I am not a politician. I am appealing to you as someone who has lost her husband, a woman whose heart has been silenced – and a woman whose tragedy the separation fence could have prevented. I was married to Yehuda for 21 years. He was the love of my youth, since I was 15. Yehuda’s sister is the wife of Israel’s Economic Attache in The Hague and works in the Embassy there. For months, she, her husband and the Embassy staff have been trying to open the world’s eyes. For months, they have been fighting for the rights of the State of Israel. As for me, what could I have asked for? Only for my small right, my husband’s right, the right to see our children grow and prosper, go to school and serve in the army.
I will no longer receive this right. But today, you can see to it that other Israeli families will merit this basic thing – to raise a happy family, to get up in the morning without bereavement, without gravestones, and without cemeteries.
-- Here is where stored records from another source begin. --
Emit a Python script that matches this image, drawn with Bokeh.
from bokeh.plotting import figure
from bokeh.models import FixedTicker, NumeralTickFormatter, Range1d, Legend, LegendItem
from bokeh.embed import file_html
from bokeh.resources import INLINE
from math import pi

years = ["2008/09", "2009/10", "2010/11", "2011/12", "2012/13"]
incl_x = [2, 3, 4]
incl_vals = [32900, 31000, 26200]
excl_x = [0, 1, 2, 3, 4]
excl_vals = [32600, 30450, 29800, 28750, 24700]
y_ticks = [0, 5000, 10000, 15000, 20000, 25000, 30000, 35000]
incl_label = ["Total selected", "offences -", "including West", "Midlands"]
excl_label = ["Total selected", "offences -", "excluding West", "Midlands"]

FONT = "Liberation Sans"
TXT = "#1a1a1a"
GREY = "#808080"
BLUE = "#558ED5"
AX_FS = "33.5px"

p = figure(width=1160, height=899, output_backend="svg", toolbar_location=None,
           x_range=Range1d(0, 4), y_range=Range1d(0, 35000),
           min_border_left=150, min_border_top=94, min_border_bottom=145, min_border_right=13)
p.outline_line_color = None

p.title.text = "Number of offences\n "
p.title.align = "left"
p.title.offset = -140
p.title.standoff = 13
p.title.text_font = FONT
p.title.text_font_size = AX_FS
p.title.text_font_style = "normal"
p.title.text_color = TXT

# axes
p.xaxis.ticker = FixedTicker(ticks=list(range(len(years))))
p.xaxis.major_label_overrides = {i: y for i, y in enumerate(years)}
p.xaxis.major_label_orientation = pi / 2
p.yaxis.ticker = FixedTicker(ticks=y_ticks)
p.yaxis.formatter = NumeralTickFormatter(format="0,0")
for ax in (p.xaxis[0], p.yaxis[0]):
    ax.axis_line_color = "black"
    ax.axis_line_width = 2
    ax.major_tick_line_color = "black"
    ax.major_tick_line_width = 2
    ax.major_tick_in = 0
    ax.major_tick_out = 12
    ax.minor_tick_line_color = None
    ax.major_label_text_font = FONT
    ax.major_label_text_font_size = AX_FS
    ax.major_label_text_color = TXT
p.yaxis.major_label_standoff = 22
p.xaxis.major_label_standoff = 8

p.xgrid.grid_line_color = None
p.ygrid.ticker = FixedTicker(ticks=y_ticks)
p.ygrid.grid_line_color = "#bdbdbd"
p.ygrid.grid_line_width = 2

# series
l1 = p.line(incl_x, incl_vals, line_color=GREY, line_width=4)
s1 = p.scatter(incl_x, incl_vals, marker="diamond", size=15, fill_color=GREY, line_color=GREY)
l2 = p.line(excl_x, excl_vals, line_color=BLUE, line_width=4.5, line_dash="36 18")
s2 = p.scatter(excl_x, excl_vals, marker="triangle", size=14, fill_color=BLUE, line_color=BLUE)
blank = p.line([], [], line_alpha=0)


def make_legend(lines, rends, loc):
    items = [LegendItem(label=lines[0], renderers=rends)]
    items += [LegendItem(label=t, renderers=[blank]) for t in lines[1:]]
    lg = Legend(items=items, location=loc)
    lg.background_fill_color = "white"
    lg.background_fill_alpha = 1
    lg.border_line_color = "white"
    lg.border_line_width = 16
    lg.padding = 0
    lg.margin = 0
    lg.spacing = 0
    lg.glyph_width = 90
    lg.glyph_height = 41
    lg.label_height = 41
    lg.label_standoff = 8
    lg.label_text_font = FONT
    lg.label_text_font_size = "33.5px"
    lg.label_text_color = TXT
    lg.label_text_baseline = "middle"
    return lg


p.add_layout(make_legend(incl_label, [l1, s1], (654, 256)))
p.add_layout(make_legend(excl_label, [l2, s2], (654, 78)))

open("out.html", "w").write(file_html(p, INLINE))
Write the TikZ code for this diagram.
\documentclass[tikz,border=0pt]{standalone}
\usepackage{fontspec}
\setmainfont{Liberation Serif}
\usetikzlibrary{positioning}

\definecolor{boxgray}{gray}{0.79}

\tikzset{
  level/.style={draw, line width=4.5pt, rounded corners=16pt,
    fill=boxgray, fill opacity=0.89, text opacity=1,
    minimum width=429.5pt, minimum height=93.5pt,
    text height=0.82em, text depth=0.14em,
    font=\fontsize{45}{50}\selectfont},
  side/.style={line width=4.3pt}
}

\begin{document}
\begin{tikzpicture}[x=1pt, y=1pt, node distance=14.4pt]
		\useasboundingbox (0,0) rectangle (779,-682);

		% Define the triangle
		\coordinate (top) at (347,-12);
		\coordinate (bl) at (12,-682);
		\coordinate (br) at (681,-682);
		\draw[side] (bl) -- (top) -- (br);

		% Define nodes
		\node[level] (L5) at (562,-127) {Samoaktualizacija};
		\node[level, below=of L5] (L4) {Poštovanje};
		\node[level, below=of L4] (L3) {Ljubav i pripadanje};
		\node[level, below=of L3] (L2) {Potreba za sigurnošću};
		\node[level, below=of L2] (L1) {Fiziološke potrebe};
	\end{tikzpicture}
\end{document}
Today, as you begin your deliberations with open eyes, think, just for a moment, about the ordinary people behind this bloody conflict. Think for a moment about the golden heart of my husband Yehuda, and about our young son, Avner. Maybe you can explain to him – he’s only 10-years-old – why in God’s Name he doesn’t have a father any more.
People will enter your hall today, who will speak, who will accuse. Mourners will enter my home and I will be unable to understand and I will certainly not be consoled. This evening, you will go home, kiss your spouses, hug your children – and I will be alone.
True, the politics are far from me, but now as the pain is far too close to me, I think that I have acquired, with integrity and with tears, the right to appeal to you and say: If there had been a fence all along the length of the state, then maybe I, just like you, could kiss my husband this evening. Do not judge my country; do not restrain it from preventing additional people from becoming victims. Today, I am burying my husband; don’t you bury justice.